Source code of charts
_ _ _

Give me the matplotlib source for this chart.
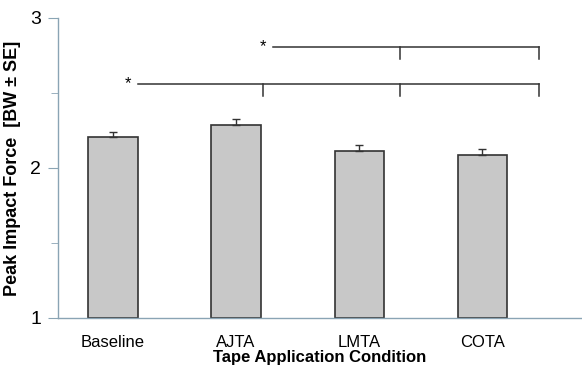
import matplotlib
matplotlib.use("Agg")
import matplotlib.pyplot as plt

categories = ["Baseline", "AJTA", "LMTA", "COTA"]
means = [2.207, 2.287, 2.115, 2.085]
se = [0.033, 0.038, 0.036, 0.040]

# significance brackets: (star x, line start x, line y, tick x positions, tick bottom y)
sig_lower_x = [0.20, 1.22, 2.33, 3.46]
sig_lower_y = 2.558
sig_lower_tick_bottom = [None, 2.48, 2.48, 2.48]
sig_upper_x = [1.30, 2.33, 3.46]
sig_upper_y = 2.809
sig_upper_tick_bottom = [None, 2.73, 2.73]
star_lower = (0.12, 2.56)
star_upper = (1.22, 2.81)

plt.rcParams['font.family'] = ['Liberation Sans', 'DejaVu Sans']

fig = plt.figure(figsize=(5.82, 3.78), dpi=100)
ax = fig.add_axes([58/582, 60/378, 524/582, 300/378])

x = list(range(len(categories)))
ax.bar(x, [m - 1 for m in means], bottom=1, width=0.4, color="#c8c8c8",
       edgecolor="#333333", linewidth=1.2, zorder=2)
ax.errorbar(x, means, yerr=[[0]*len(se), se], fmt="none", ecolor="#333333",
            elinewidth=1.0, capsize=3, capthick=1.0, zorder=3)

ax.set_ylim(1, 3)
ax.set_xlim(-0.447, 3.81)
ax.set_yticks([1, 2, 3])
ax.set_yticks([1.5, 2.5], minor=True)
ax.set_xticks(x)
ax.set_xticklabels(categories, fontsize=12)
ax.tick_params(axis="y", labelsize=14, length=7, color="#8aa4b4", direction="out", pad=5)
ax.tick_params(axis="y", which="minor", length=5, color="#8aa4b4", direction="out")
ax.tick_params(axis="x", length=0, pad=12)

for s in ["top", "right"]:
    ax.spines[s].set_visible(False)
ax.spines["left"].set_color("#8aa4b4")
ax.spines["bottom"].set_color("#8aa4b4")
ax.spines["left"].set_linewidth(1.0)
ax.spines["bottom"].set_linewidth(1.0)

ax.set_xlabel("Tape Application Condition", fontsize=12, fontweight="bold", labelpad=0)
ax.set_ylabel("Peak Impact Force  [BW ± SE]", fontsize=13, fontweight="bold", labelpad=7)

lc = "#333333"
ax.plot([sig_lower_x[0], sig_lower_x[-1]], [sig_lower_y, sig_lower_y], color=lc, lw=1.1)
for xt, yb in zip(sig_lower_x, sig_lower_tick_bottom):
    if yb is not None:
        ax.plot([xt, xt], [sig_lower_y, yb], color=lc, lw=1.1)
ax.plot([sig_upper_x[0], sig_upper_x[-1]], [sig_upper_y, sig_upper_y], color=lc, lw=1.1)
for xt, yb in zip(sig_upper_x, sig_upper_tick_bottom):
    if yb is not None:
        ax.plot([xt, xt], [sig_upper_y, yb], color=lc, lw=1.1)
ax.text(star_lower[0], star_lower[1], "*", fontsize=12, ha="center", va="center")
ax.text(star_upper[0], star_upper[1], "*", fontsize=12, ha="center", va="center")

fig.savefig("out.png", dpi=100)
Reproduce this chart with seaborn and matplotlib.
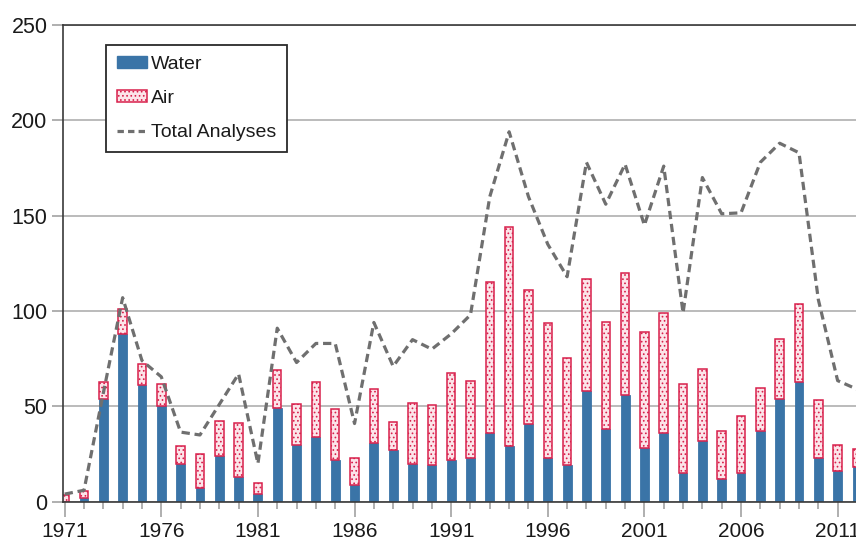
import numpy as np
import pandas as pd
import matplotlib
matplotlib.use("Agg")
import matplotlib.pyplot as plt
from matplotlib.patches import Patch
from matplotlib.lines import Line2D
from matplotlib.ticker import MultipleLocator
import seaborn as sns

# Dados (1971-2012)
anos = list(range(1971, 2013))
agua = [0, 2, 54, 88, 61, 50, 20, 7, 24, 13,
        4, 49, 30, 34, 22, 9, 31, 27, 20, 19,
        22, 23, 36, 29, 41, 23, 19, 58, 38, 56,
        28, 36, 15, 32, 12, 15, 37, 54, 63, 23,
        16, 18]
ar = [3.5, 3.5, 9, 13, 11, 11.5, 9, 18, 18.5, 28.5,
      6, 20, 21.5, 29, 26.5, 14, 28, 15, 32, 31.5,
      45.5, 40.5, 79, 115, 70, 70.5, 56.5, 59, 56.5, 64,
      61, 63, 46.5, 37.5, 25, 30, 22.5, 31.5, 40.5, 30.5,
      14, 9.5]
total_analises = [4, 6, 57, 107, 74, 65.5, 36.5, 35, 51, 67,
                  20, 91, 73, 83, 83, 41, 94, 71, 85, 80,
                  88, 98, 160, 194, 160, 135, 118, 178, 156, 177,
                  145, 176, 99, 170, 151, 151.5, 178, 188, 183, 106,
                  63.5, 59]

rotulos = ["Water", "Air", "Total Analyses"]

cor_agua = "#3a74a7"
cor_ar_borda = "#d8204c"
cor_ar_fundo = "#fce4e9"
cor_linha = "#6f6f6f"

df = pd.DataFrame({"ano": anos, "agua": agua, "ar": ar, "total": total_analises})

sns.set_theme(style="white")
plt.rcParams["font.family"] = ["Liberation Sans", "DejaVu Sans"]
plt.rcParams["hatch.linewidth"] = 0.7

fig = plt.figure(figsize=(8.56, 5.4), dpi=100)
ax = fig.add_axes([0.0733, 0.0709, 0.9267, 0.8828])

# barras de água
sns.barplot(data=df, x="ano", y="agua", native_scale=True, width=0.46,
            color=cor_agua, saturation=1, errorbar=None,
            edgecolor=cor_agua, linewidth=0.6, ax=ax)
# barras de ar empilhadas em cima
sns.barplot(data=df, x="ano", y="ar", native_scale=True, width=0.44,
            color=cor_ar_fundo, saturation=1, errorbar=None,
            edgecolor=cor_ar_borda, linewidth=1.1, hatch="....",
            bottom=df["agua"].values, ax=ax)
# linha do total de análises
sns.lineplot(data=df, x="ano", y="total", color=cor_linha, linewidth=2.3,
             linestyle=(0, (2.6, 1.5)), ax=ax)

ax.set_xlim(1970.9, 2011.95)
ax.set_ylim(0, 250)
ax.set_xlabel("")
ax.set_ylabel("")

ax.xaxis.set_major_locator(MultipleLocator(5, offset=1))
ax.xaxis.set_minor_locator(MultipleLocator(1))
ax.set_yticks(range(0, 251, 50))

ax.yaxis.grid(True, color="#a8a8a8", linewidth=1.1)
ax.set_axisbelow(True)

ax.tick_params(axis="x", which="major", length=11, width=1.1, color="#9a9a9a",
               labelsize=15, labelcolor="#1a1a1a", pad=3.5, direction="out", bottom=True)
ax.tick_params(axis="x", which="minor", length=5, width=1.1, color="#9a9a9a",
               direction="out", bottom=True)
ax.tick_params(axis="y", length=8, width=1.1, color="#9a9a9a", labelsize=15.5,
               labelcolor="#1a1a1a", pad=3, direction="out", left=True)

for lado in ["left", "top", "bottom"]:
    ax.spines[lado].set_color("#3a3a3a")
    ax.spines[lado].set_linewidth(1.2)
ax.spines["right"].set_visible(False)

handles = [
    Patch(facecolor=cor_agua, edgecolor=cor_agua),
    Patch(facecolor=cor_ar_fundo, edgecolor=cor_ar_borda, hatch="....", linewidth=1.1),
    Line2D([0], [0], color=cor_linha, linewidth=2.3, linestyle=(0, (2.0, 1.3))),
]
leg = ax.legend(handles, rotulos, loc="upper left", bbox_to_anchor=(0.0546, 0.958),
                borderaxespad=0, fontsize=14, frameon=True, fancybox=False,
                framealpha=1, edgecolor="#2a2a2a", handlelength=1.55,
                handleheight=0.55, handletextpad=0.2, labelspacing=0.88,
                borderpad=0.55)
leg.get_frame().set_linewidth(1.3)
for t in leg.get_texts():
    t.set_color("#1a1a1a")

fig.savefig("out.png", dpi=100)
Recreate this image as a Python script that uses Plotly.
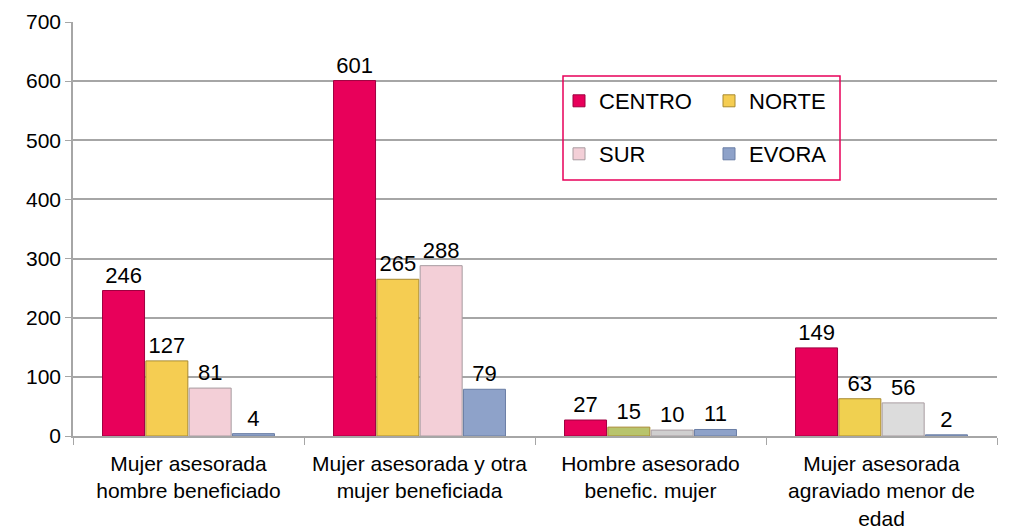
import plotly.graph_objects as go

categories = ["Mujer asesorada<br>hombre beneficiado",
              "Mujer asesorada y otra<br>mujer beneficiada",
              "Hombre asesorado<br>benefic. mujer",
              "Mujer asesorada<br>agraviado menor de<br>edad"]
series_names = ["CENTRO", "NORTE", "SUR", "EVORA"]
centro = [246, 601, 27, 149]
norte = [127, 265, 15, 63]
sur = [81, 288, 10, 56]
evora = [4, 79, 11, 2]

colors = {
    "CENTRO": ["#e8005a", "#e8005a", "#e8005a", "#e8005a"],
    "NORTE": ["#f5cd52", "#f5cd52", "#b8c46c", "#f0d050"],
    "SUR": ["#f3cfd7", "#f3cfd7", "#cfcfcf", "#dcdcdc"],
    "EVORA": ["#8ea2c9", "#8ea2c9", "#8ea2c9", "#8ea2c9"],
}
borders = {"CENTRO": "#9e0040", "NORTE": "#a88a30", "SUR": "#a89ca0", "EVORA": "#6a7ea5"}

FONT = "Liberation Sans, Arial, sans-serif"
values = [centro, norte, sur, evora]
legend_ids = ["legend", "legend2", "legend3", "legend4"]

fig = go.Figure()
for name, vals, lid in zip(series_names, values, legend_ids):
    fig.add_trace(go.Bar(
        name=name, x=categories, y=vals,
        marker=dict(color=colors[name], line=dict(color=borders[name], width=1)),
        text=vals, textposition="outside", cliponaxis=False,
        textfont=dict(family=FONT, size=22, color="#000000"),
        legend=lid, showlegend=True,
    ))

# page body has an 8px margin; plot area target: x 73..997, y 22..436 (window px)
OFF = 8
L, R, T, B = 73 - OFF, 13, 22 - OFF, 93
W, H = 1010 - OFF, 529 - OFF

def px_x(p):
    return (p - 73) / 924

def px_y(p):
    return (436 - p) / 414

leg_common = dict(bgcolor="rgba(0,0,0,0)", font=dict(family=FONT, size=22, color="#000"),
                  xanchor="left", yanchor="middle", itemwidth=30)

fig.update_layout(
    width=W, height=H,
    margin=dict(l=L, r=R, t=T, b=B, autoexpand=False),
    paper_bgcolor="white", plot_bgcolor="white",
    barmode="group", bargap=0.25, bargroupgap=0.03,
    showlegend=True,
    font=dict(family=FONT, size=21, color="#000"),
    legend=dict(x=px_x(559), y=px_y(101), **leg_common),
    legend2=dict(x=px_x(709), y=px_y(101), **leg_common),
    legend3=dict(x=px_x(559), y=px_y(154), **leg_common),
    legend4=dict(x=px_x(709), y=px_y(154), **leg_common),
    yaxis=dict(range=[0, 700], dtick=100, showgrid=True, gridcolor="#a6a6a6", gridwidth=1.5,
               showline=True, linecolor="#a6a6a6", linewidth=1.5, ticks="outside", ticklen=6,
               tickcolor="#a6a6a6", tickfont=dict(size=21, family=FONT), zeroline=False,
               automargin=False),
    xaxis=dict(showline=True, linecolor="#a6a6a6", linewidth=1.5, ticks="outside", ticklen=7,
               tickson="boundaries", tickcolor="#a6a6a6", tickfont=dict(size=21, family=FONT),
               ticklabelstandoff=8, automargin=False),
    shapes=[dict(type="rect", xref="paper", yref="paper",
                 x0=px_x(563), x1=px_x(840), y0=px_y(180), y1=px_y(76),
                 line=dict(color="#e8005a", width=1.5))],
)

fig.write_html("out.html")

_ _ _

From the top of the listing above, repeat each line exactly until you reach the line containing "se = [0.033, 0.038, 0.036, 0.040]", and repeat that one too. Leave the pictures out.

Give me the matplotlib source for this chart.
import matplotlib
matplotlib.use("Agg")
import matplotlib.pyplot as plt

categories = ["Baseline", "AJTA", "LMTA", "COTA"]
means = [2.207, 2.287, 2.115, 2.085]
se = [0.033, 0.038, 0.036, 0.040]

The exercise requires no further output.